* _Description of the task_
Leave out the pictures and copy everything else below exactly.

* _Stored data_
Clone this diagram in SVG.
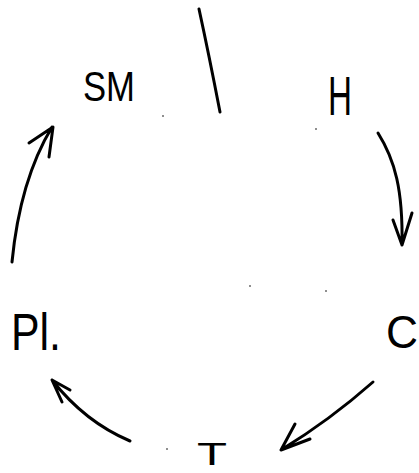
<svg xmlns="http://www.w3.org/2000/svg" width="419" height="473" viewBox="0 0 419 473">
<style>
.lbl{font-family:"Liberation Sans",Arial,sans-serif;fill:#000}
.ln{fill:none;stroke:#000;stroke-width:3;stroke-linecap:round;stroke-linejoin:round}
</style>
<rect width="419" height="473" fill="#fff"/>
<path class="ln" d="M199,9 Q209,55 220,112"/>
<g id="node-SM"><text class="lbl" x="83" y="101" font-size="42" textLength="52" lengthAdjust="spacingAndGlyphs">SM</text></g>
<g id="node-H"><text class="lbl" x="328" y="115" font-size="55" textLength="24" lengthAdjust="spacingAndGlyphs">H</text></g>
<g id="node-C"><text class="lbl" x="386" y="348" font-size="46" textLength="32" lengthAdjust="spacingAndGlyphs">C</text></g>
<g id="node-T"><text class="lbl" x="197" y="465" font-size="32" textLength="30" lengthAdjust="spacingAndGlyphs">T</text></g>
<g id="node-Pl"><text class="lbl" x="11" y="350" font-size="52" textLength="50" lengthAdjust="spacingAndGlyphs">Pl.</text></g>
<g id="connectors">
<path class="ln" d="M12,262 Q20,180 52,127 M29,143 L53,127 L49,157"/>
<path class="ln" d="M378,133 C395,160 403,190 402,245 M393,220 L402,245 L412,213"/>
<path class="ln" d="M373,382 Q330,420 281,450 M295,424 L281,450 L310,439"/>
<path class="ln" d="M130,441 Q85,422 52,380 M62,402 L52,380 L70,390"/>
</g>
<g fill="#000">
<circle cx="163" cy="116" r="0.8"/>
<circle cx="316" cy="129" r="0.8"/>
<circle cx="250" cy="286" r="0.8"/>
<circle cx="326" cy="291" r="0.8"/>
<circle cx="167" cy="449" r="0.8"/>
</g>
</svg>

* _Solution_
Clone this diagram in SVG.
<svg xmlns="http://www.w3.org/2000/svg" width="419" height="473" viewBox="0 0 419 473">
<style>
.lbl{font-family:"Liberation Sans",Arial,sans-serif;fill:#000}
.ln{fill:none;stroke:#000;stroke-width:3;stroke-linecap:round;stroke-linejoin:round}
</style>
<rect width="419" height="473" fill="#fff"/>
<path class="ln" d="M199,9 Q209,55 220,112"/>
<g id="node-SM"><text class="lbl" x="83" y="101" font-size="42" textLength="52" lengthAdjust="spacingAndGlyphs">SM</text></g>
<g id="node-H"><text class="lbl" x="328" y="115" font-size="55" textLength="24" lengthAdjust="spacingAndGlyphs">H</text></g>
<g id="node-C"><text class="lbl" x="386" y="348" font-size="46" textLength="32" lengthAdjust="spacingAndGlyphs">C</text></g>
<g id="node-T"><text class="lbl" x="197" y="465" font-size="32" textLength="30" lengthAdjust="spacingAndGlyphs">T</text></g>
<g id="node-Pl"><text class="lbl" x="11" y="350" font-size="52" textLength="50" lengthAdjust="spacingAndGlyphs">Pl.</text></g>
<g id="connectors">
<path class="ln" d="M12,262 Q20,180 52,127 M29,143 L53,127 L49,157"/>
<path class="ln" d="M378,133 C395,160 403,190 402,245 M393,220 L402,245 L412,213"/>
<path class="ln" d="M373,382 Q330,420 281,450 M295,424 L281,450 L310,439"/>
<path class="ln" d="M130,441 Q85,422 52,380 M62,402 L52,380 L70,390"/>
</g>
<g fill="#000">
<circle cx="163" cy="116" r="0.8"/>
<circle cx="316" cy="129" r="0.8"/>
<circle cx="250" cy="286" r="0.8"/>
<circle cx="326" cy="291" r="0.8"/>
<circle cx="167" cy="449" r="0.8"/>
</g>
</svg>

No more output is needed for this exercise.